There was a man who had many things. He had a wife, a big house, two cars, a boat and all the other stuff that well off Americans have. He and his things got along well for a while, except that he didn't really understand his wife very well. In fact, he didn't understand much about people or how to make a good life. In his lack of understanding, he made some mistakes. Some big mistakes. Before too long he had lost everything that he had thought made him somebody. He found himself living with his parents again. His parents were disappointed in him and they rarely missed an opportunity to share that information with him. The man felt trapped. He had no job, a prison record, no real friends. It seemed that all he had was an obsession with what he had lost. If you talked with him, you would soon notice how often he mentioned the $200,000 house, his cars, his boat, and you wouldn't even want to get him started talking about his wife. Each time you would focus on a solution to his immediate problems he would return to the incredible losses he had experienced. His circumstances were humble, but his persona was one of entitlement. He might have worked toward improving the present, but he chose attachment to the past instead. Having made that choice he had nothing to comfort him. He had only his despair.

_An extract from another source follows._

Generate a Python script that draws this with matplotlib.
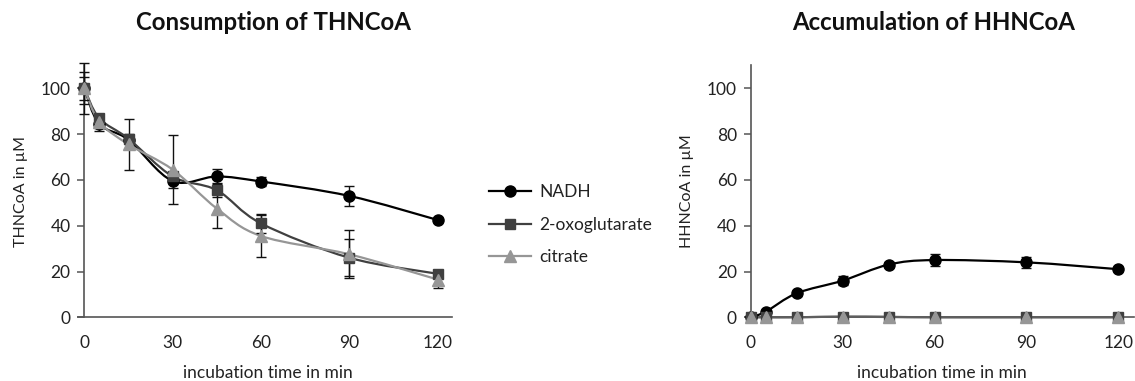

This very sad man's life highlights the difficulty many of us have getting over our losses. Each time we make a choice in life we have the possibility of gains or losses. If we get stuck focussing on our losses we may miss the opportunity for gains. If we are stuck in the past we can't appreciate the present or plan well for the future.
It is very useful when facing a decision to think about losses and gains. If we choose a given option, what are our likely gains? What are our likely losses? Are the gains worth the losses? Are the potential losses outweighed by the potential gains?
Here are some things to ponder regarding your own approach to life's losses and gains.
Would you describe yourself as having been disappointed by life?Something to try this week:
What are your biggest disappointments?
How have these shaped your life?
Did anything good come from the loss?
How much time or energy do you lend to the project of remembering the unfortunate aspects of the past?
Does this help?
Does remembering your losses get in the way of enjoying the present?
Does it interfere with planning for or looking forward to your future?
Notice when you are having thoughts or feelings of regret.
Remember that feelings of regret come from thoughts that go with them.
When you become aware of a regret or a thought about some loss, see if you can think of some gain or opportunity that might have come along with the loss.
Remind yourself that what is past is unchangeable, except in how we remember it.
Remind yourself that life is lived in the present. Take a breath and bring your thoughts to the present moment. What is happening in the now? Give thanks for the gift of awareness of the present.